The Battle of Amiens was a significant turning point in the tempo of the war. The Germans had started the war with the Schlieffen Plan before the Race to the Sea slowed movement on the Western Front, and the war devolved into trench warfare. The German spring offensive earlier in 1918 had once again given Germany the offensive edge on the Western Front. Armoured support helped the Allies tear a hole through trench lines, weakening once-impregnable trench positions: the British Third Army, with no armoured support, had almost no effect on the line, while the Fourth, with fewer than a thousand tanks, broke deep into German territory.

The British war correspondent Philip Gibbs noted Amiens' effect on the war's tempo, saying on 27 August that "the enemy...is on the defensive" and "the initiative of attack is so completely in our hands that we are able to strike him at many different places." Gibbs also credits Amiens with a shift in troop morale, saying, "The change has been greater in the minds of men than in the taking of territory. On our side, the army seems to be buoyed up with the enormous hope of getting on with this business quickly" and that, "there is a change also in the enemy's mind. They no longer have even a dim hope of victory on this western front. All they hope for now is to defend themselves long enough to gain peace by negotiation."

==In popular culture==
On the night of August 8–9, 1918, as Doughboys from the 33rd U.S. Division were beginning their assault on Chipilly Ridge, American war poet Lt. John Allan Wyeth and Lieut. Thomas J. Cochrane were assigned to deliver sealed orders from Division HQ at Molliens-au-Bois to the Field Headquarters of all three battalions engaged in the attack. The location of each battalion was unknown, but they were believed to be along the northern bank of the Somme, near the village of Sailly-le-Sec. In his 1928 sonnet sequence This Man's Army, Wyeth described the mission in detail in his six interlinked "Chipilly Ridge sonnets."

According to Bradley J. Omanson, "Lt. Wyeth, as it happened, was a cultured man, a recent Princeton graduate in languages and literature, and he rendered his experiences of that night into an accomplished, highly original cycle of six linked sonnets – part of a much longer cycle of over fifty sonnets which covered the entirety of his service in the war. But this self-contained six-sonnet sequence in particular – describing one soldier's stumblings through the metaphoric valley of death – delves most memorably into the nature of war."

The Battle of Amiens was featured in Battlefield 1 as a map for the game's modes, such as Conquest, Rush, and Team Deathmatch.
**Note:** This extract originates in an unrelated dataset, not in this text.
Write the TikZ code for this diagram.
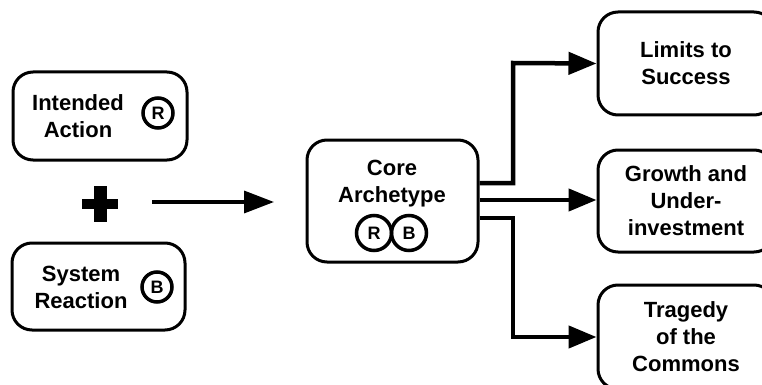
\documentclass[tikz,border=0pt]{standalone}
\usepackage{fontspec}
\setmainfont{Liberation Sans}
\usetikzlibrary{arrows.meta}
\begin{document}
\begin{tikzpicture}[x=1pt,y=-1pt,
  box/.style={draw,line width=3pt,rounded corners=20pt,inner sep=0pt},
  lbl/.style={font=\fontsize{22}{27}\selectfont\bfseries,align=center,inner sep=0pt},
  loop/.style={draw,circle,line width=3.5pt,inner sep=0pt,font=\fontsize{18}{18}\selectfont\bfseries},
  conn/.style={line width=4.5pt,-{Triangle[length=28pt,width=22pt]}},
]
\useasboundingbox (0,0) rectangle (762,385);
% left boxes
\node[box,minimum width=174pt,minimum height=88pt] (ia) at (100,116) {};
\node[lbl] (iat) at (78,116) {Intended\\Action};
\node[loop,minimum size=30pt] (iar) at (158,113) {R};
\node[box,minimum width=173pt,minimum height=87pt] (sr) at (98.5,286.5) {};
\node[lbl] (srt) at (81,287) {System\\Reaction};
\node[loop,minimum size=30pt] (srb) at (157,287) {B};
% plus
\node[inner sep=0pt,minimum size=35pt] (plus) at (100,204) {};
\draw[line width=13pt] (plus.north) -- (plus.south);
\draw[line width=10pt] (plus.west) -- (plus.east);
\coordinate (ps) at (152,202);
\coordinate (pe) at (274,202);
\draw[line width=3.5pt,-{Triangle[length=30pt,width=22pt]}] (ps) -- (pe);
% core
\node[box,minimum width=171pt,minimum height=122pt] (core) at (392.5,201) {};
\node[lbl] (coret) at (392,184) {Core\\Archetype};
\node[loop,minimum size=35pt] (cr) at (374,233) {R};
\node[loop,minimum size=35pt] (cb) at (409,233) {B};
% right boxes
\node[box,lbl,minimum width=176pt,minimum height=103pt] (lim) at (686,63.5) {Limits to\\Success};
\node[box,lbl,minimum width=176pt,minimum height=102pt] (gro) at (686,201) {Growth and\\Under-\\investment};
\node[box,lbl,minimum width=176pt,minimum height=104pt] (tra) at (686,337) {Tragedy\\of the\\Commons};
% connectors
\draw[conn] (core.east |- 0,183) -| (513,63) -- (lim.west);
\draw[conn] (core.east |- 0,200) -- (gro.west |- 0,200);
\draw[conn] (core.east |- 0,218) -| (513,337) -- (tra.west);
\end{tikzpicture}
\end{document}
It is also featured in the game's operation of Kaiserschlacht.

The Battle of Amiens is featured as a pivotal point in season 2, episode 5 of the British period drama Downton Abbey, resulting in Mathew Crawley being severely injured and in William Mason's ultimate death.

==Decorations==
- Eight Canadians received the Victoria Cross for actions during the Battle of Amiens: Private John Croak, Corporal Harry Miner, Corporal Herman Good, Corporal Frederick Coppins, Lance Corporal Alexander Picton Brereton, Sgt Raphael Zengel, Lieutenant James Edward Tait and Lieutenant Jean Brillant.
- Corporal Jake Allex (1887–1959) of the 33rd U.S. Infantry Division was awarded the Medal of Honor for his actions during the capture of Chipilly Ridge.
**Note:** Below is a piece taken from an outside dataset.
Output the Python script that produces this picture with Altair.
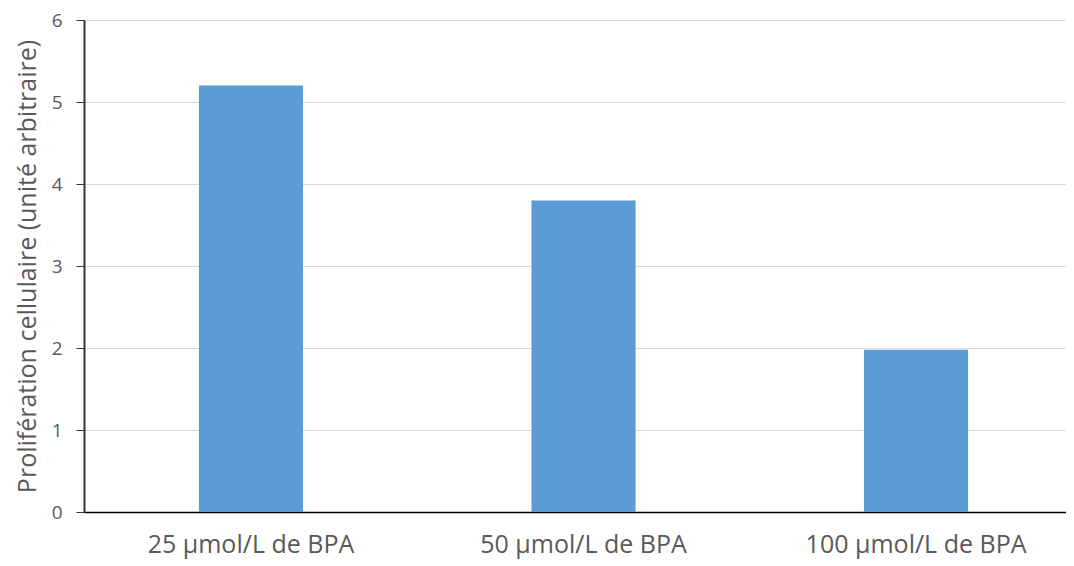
import altair as alt
import pandas as pd

categories = ["25 µmol/L de BPA", "50 µmol/L de BPA", "100 µmol/L de BPA"]
values = [5.2, 3.8, 1.98]

df = pd.DataFrame({"cat": categories, "val": values})

chart = alt.Chart(df).mark_bar(color="#5B9BD5").encode(
    x=alt.X("cat:N", sort=categories, title=None,
            scale=alt.Scale(paddingInner=0.687, paddingOuter=0.32, align=0.54),
            axis=alt.Axis(labelAngle=0, ticks=False, labelFontSize=25, labelColor="#595959",
                          labelFont="Open Sans", labelPadding=20, labelLimit=500,
                          domainColor="#000000", domainWidth=1.5)),
    y=alt.Y("val:Q", title="Prolifération cellulaire (unité arbitraire)",
            scale=alt.Scale(domain=[0, 6]),
            axis=alt.Axis(values=[0, 1, 2, 3, 4, 5, 6], format="d", labelFontSize=19, labelColor="#595959",
                          labelFont="Open Sans", labelPadding=14, tickColor="#333333", tickSize=8,
                          domainColor="#333333", domainWidth=2, gridColor="#D9D9D9",
                          titleFont="Open Sans", titleFontSize=25, titleFontWeight="normal",
                          titleColor="#595959", titlePadding=11)),
).properties(
    width=982, height=492,
    padding={"left": 76, "top": 12, "right": 0, "bottom": 50},
    autosize=alt.AutoSizeParams(type="none"),
).configure_view(stroke=None)

chart.save("out.html", embed_options={"renderer": "svg", "actions": False})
- 12 Aug 1918 Monash was made a Knight Commander of the Order of the Bath by King George V in the field. The first time a British monarch had done this in 200 years.
- Australian Alfred Gaby earned himself a Victoria's Cross for his actions on 08 Aug 1918. Albert was acting as commander when the advance was checked by a large German force about 40 yards beyond the wire. Gaby found a gap and approached the strong point under heavy machine gun and rifle fire. He emptied his revolver into the garrison, drove the crews from their guns, and captured 50 prisoners and four machine guns. Three days later, he was killed by sniper fire in Lihons while leading his men.